POLITIQUE

Intelligence artificielle : une proposition de directive encadre enfin la responsabilité


L’intelligence artificielle (IA) est associée au progrès et aux améliorations technologiques. Elle a le potentiel de transformer les entreprises, mais que se passe-t-il lorsque quelque chose tourne mal ? Un drone qui s’écrase sur le toit d’une maison, une voiture autonome qui renverse un piéton, un algorithme qui discrimine un candidat lors d’un entretien d’embauche, qui est responsable lorsqu’une technologie cause un dommage et quelle compensation pour les personnes lésées ? Jusqu’à présent, il n’y avait aucune règle harmonisée à l’Europe. La Commission européenne vient de dévoiler une proposition de directive pour faciliter la réparation des dommages causés par un produit ou un service doté d’un système d’apprentissage automatique. Le texte proposé introduit pour la première fois une présomption de causalité en matière de dommage causé et l’accès aux informations détenues par les entreprises du secteur est facilité. L’objectif : mieux protéger les consommateurs et favoriser l’innovation.

Devenue depuis quelques années une technologie clé, l’IA a envahi nos vies. Mais, comme pour de nombreuses technologies, le contraste est grand entre le développement rapide des systèmes d’IA et le processus plutôt lent de création d’un cadre juridique qui régit l’IA. Jusqu’à présent, il n’existait pas de régime de responsabilité spécifique à l’IA dans l’UE. Par conséquent, dans la plupart des États membres de l’UE, la responsabilité de l’IA était régie par le droit de la responsabilité civile.

Cependant, il est largement non harmonisé, à l’exception de la responsabilité des fabricants de produits défectueux, qui est régie par la directive 85/374/CE relative à la responsabilité du fait des produits défectueux. Aboutissement d’un long processus entamé en 2017, c’est à présent également le cas en matière d’IA.

Une législation obsolète réactualisée

La Commission européenne a présenté ce 28 septembre une proposition de directive sur la responsabilité en matière d’intelligence artificielle. L’objectif est de « donner aux personnes des instruments de recours en cas de dommages causés par l’IA, de sorte qu’ils bénéficient du même niveau de protection que celui offert pour les technologies traditionnelles », a expliqué Vera Jourová, vice-présidente chargée des valeurs et de la transparence, dans un communiqué.

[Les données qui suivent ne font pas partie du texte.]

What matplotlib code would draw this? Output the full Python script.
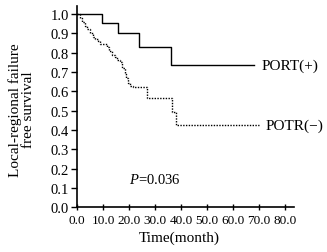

« Les nouvelles règles garantiront que tout type de victime (qu’il s’agisse d’un particulier ou d’une entreprise) peut avoir une chance équitable d’obtenir réparation en cas de dommage causé par une faute ou une omission d’un fournisseur, d’un développeur ou d’un utilisateur d’IA. De plus, investir dans la confiance et établir des garanties en cas de problème, c’est investir dans le secteur et contribuer à sa pénétration dans l’UE ».

Une définition large de l’IA

Pour ce qui est de la définition de l’IA, le texte renvoie à la proposition de règlement sur l’IA présentée en avril 2021 dernier. Il s’agit « d’un logiciel (…) capable, pour un ensemble donné d’objectifs définis par l’homme, de générer des résultats tels que du contenu, des prédictions, des recommandations ou des décisions influençant les environnements avec lesquels ils interagissent ». Cette définition a le mérite d’être assez large pour englober de nombreuses situations. Le texte précise également d’emblée qu’il ne traite pas des règles relatives à la responsabilité pénale.

Un recours facilité pour les victimes

Qu’il s’agisse de particuliers ou d’entreprises, le texte introduit en faveur des victimes une présomption réfragable de causalité : les juridictions nationales présument « le lien de causalité entre la faute du défendeur et le résultat produit par le système d’IA ou l’incapacité de celui-ci à [en produire un] ».

La Commission européenne explique avoir choisi d’instaurer une présomption réfragable – c’est-à-dire qu’il est possible de la contredire ou de la réfuter par la production d’une preuve contraire – pour « éviter d’exposer les fournisseurs, les opérateurs et les utilisateurs (…) à des risques plus élevés en matière de responsabilité ». Dans le cas contraire, le risque serait d’entraver l’innovation dans ce secteur.

Droit d’accès aux éléments de preuve

Les victimes disposeront aussi d’un plus grand nombre d’outils permettant de prouver la faute et le dommage et demander réparation en justice, grâce à l’introduction d’un droit d’accès aux éléments de preuve auprès des entreprises et des fournisseurs, lorsque des systèmes d’IA dits à « haut risque » sont utilisés. Les victimes pourront ainsi demander à la juridiction d’ordonner la divulgation d’informations concernant les systèmes d’IA, tels que la biométrie ou la reconnaissance faciale. Des garanties sont néanmoins prévues pour préserver le secret des affaires.

Avant de définir définitive, cette proposition de directive doit encore être adoptée par le Parlement européen et le Conseil.